-------- PROVIDED INFORMATION --------
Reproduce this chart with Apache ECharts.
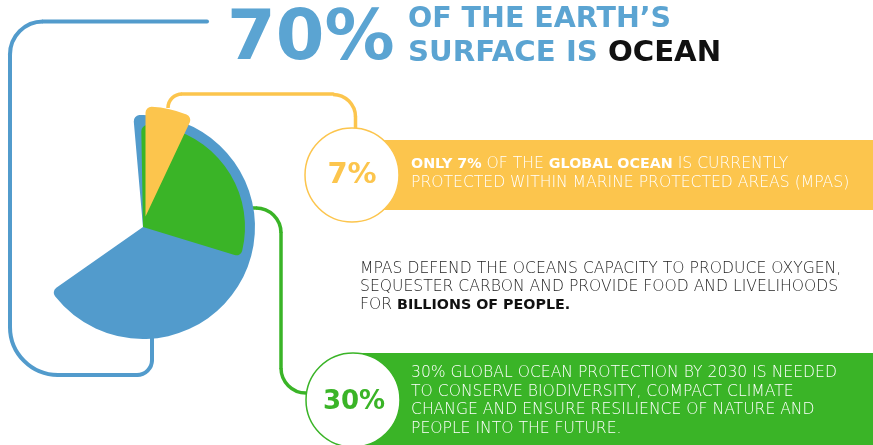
--------
-------- PROVIDED INFORMATION --------
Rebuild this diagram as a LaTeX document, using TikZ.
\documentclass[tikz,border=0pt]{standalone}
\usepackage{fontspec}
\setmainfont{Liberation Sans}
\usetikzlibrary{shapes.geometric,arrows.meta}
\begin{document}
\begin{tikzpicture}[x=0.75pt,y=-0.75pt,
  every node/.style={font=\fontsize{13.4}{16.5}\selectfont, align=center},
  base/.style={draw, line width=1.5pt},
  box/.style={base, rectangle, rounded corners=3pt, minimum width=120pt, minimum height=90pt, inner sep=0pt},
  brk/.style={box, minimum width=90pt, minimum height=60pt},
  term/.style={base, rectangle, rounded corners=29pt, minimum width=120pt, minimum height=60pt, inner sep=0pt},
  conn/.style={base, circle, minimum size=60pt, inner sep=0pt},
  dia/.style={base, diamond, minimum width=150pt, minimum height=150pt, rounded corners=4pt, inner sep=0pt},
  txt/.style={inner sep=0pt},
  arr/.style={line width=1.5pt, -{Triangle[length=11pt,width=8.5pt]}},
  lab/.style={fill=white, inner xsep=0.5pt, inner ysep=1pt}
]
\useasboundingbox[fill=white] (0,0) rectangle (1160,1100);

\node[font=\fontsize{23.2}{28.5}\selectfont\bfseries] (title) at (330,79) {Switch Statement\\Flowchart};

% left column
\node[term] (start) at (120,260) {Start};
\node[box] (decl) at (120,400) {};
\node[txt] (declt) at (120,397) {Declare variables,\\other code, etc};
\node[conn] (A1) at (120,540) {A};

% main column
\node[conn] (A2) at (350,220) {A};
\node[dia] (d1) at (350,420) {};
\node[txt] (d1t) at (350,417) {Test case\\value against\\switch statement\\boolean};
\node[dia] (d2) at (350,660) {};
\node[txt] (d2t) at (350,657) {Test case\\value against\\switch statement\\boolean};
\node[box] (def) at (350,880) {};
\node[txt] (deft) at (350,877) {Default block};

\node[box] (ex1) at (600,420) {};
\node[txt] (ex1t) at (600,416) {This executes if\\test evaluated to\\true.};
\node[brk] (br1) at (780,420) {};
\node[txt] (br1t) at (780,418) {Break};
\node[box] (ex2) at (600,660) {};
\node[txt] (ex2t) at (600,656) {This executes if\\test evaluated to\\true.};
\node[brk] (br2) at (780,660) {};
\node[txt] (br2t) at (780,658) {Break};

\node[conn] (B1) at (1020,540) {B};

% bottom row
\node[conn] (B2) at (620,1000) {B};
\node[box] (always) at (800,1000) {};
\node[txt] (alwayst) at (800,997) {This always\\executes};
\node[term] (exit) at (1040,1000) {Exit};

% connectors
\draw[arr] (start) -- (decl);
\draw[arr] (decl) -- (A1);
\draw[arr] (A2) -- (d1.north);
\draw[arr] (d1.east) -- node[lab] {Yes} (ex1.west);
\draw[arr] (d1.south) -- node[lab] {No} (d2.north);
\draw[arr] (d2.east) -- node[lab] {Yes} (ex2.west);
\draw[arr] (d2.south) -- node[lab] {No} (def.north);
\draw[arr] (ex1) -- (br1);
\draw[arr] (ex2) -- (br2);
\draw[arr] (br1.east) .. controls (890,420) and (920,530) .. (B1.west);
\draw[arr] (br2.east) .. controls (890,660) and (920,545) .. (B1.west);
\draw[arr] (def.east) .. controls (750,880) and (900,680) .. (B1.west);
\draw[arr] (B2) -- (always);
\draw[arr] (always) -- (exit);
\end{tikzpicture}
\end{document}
--------
= JOB =
Quote word for word every line from the one that has "Rebuild this diagram" through the one that has "(A1) at (120,540)".

= TASK ANSWER =
Rebuild this diagram as a LaTeX document, using TikZ.
\documentclass[tikz,border=0pt]{standalone}
\usepackage{fontspec}
\setmainfont{Liberation Sans}
\usetikzlibrary{shapes.geometric,arrows.meta}
\begin{document}
\begin{tikzpicture}[x=0.75pt,y=-0.75pt,
  every node/.style={font=\fontsize{13.4}{16.5}\selectfont, align=center},
  base/.style={draw, line width=1.5pt},
  box/.style={base, rectangle, rounded corners=3pt, minimum width=120pt, minimum height=90pt, inner sep=0pt},
  brk/.style={box, minimum width=90pt, minimum height=60pt},
  term/.style={base, rectangle, rounded corners=29pt, minimum width=120pt, minimum height=60pt, inner sep=0pt},
  conn/.style={base, circle, minimum size=60pt, inner sep=0pt},
  dia/.style={base, diamond, minimum width=150pt, minimum height=150pt, rounded corners=4pt, inner sep=0pt},
  txt/.style={inner sep=0pt},
  arr/.style={line width=1.5pt, -{Triangle[length=11pt,width=8.5pt]}},
  lab/.style={fill=white, inner xsep=0.5pt, inner ysep=1pt}
]
\useasboundingbox[fill=white] (0,0) rectangle (1160,1100);

\node[font=\fontsize{23.2}{28.5}\selectfont\bfseries] (title) at (330,79) {Switch Statement\\Flowchart};

% left column
\node[term] (start) at (120,260) {Start};
\node[box] (decl) at (120,400) {};
\node[txt] (declt) at (120,397) {Declare variables,\\other code, etc};
\node[conn] (A1) at (120,540) {A};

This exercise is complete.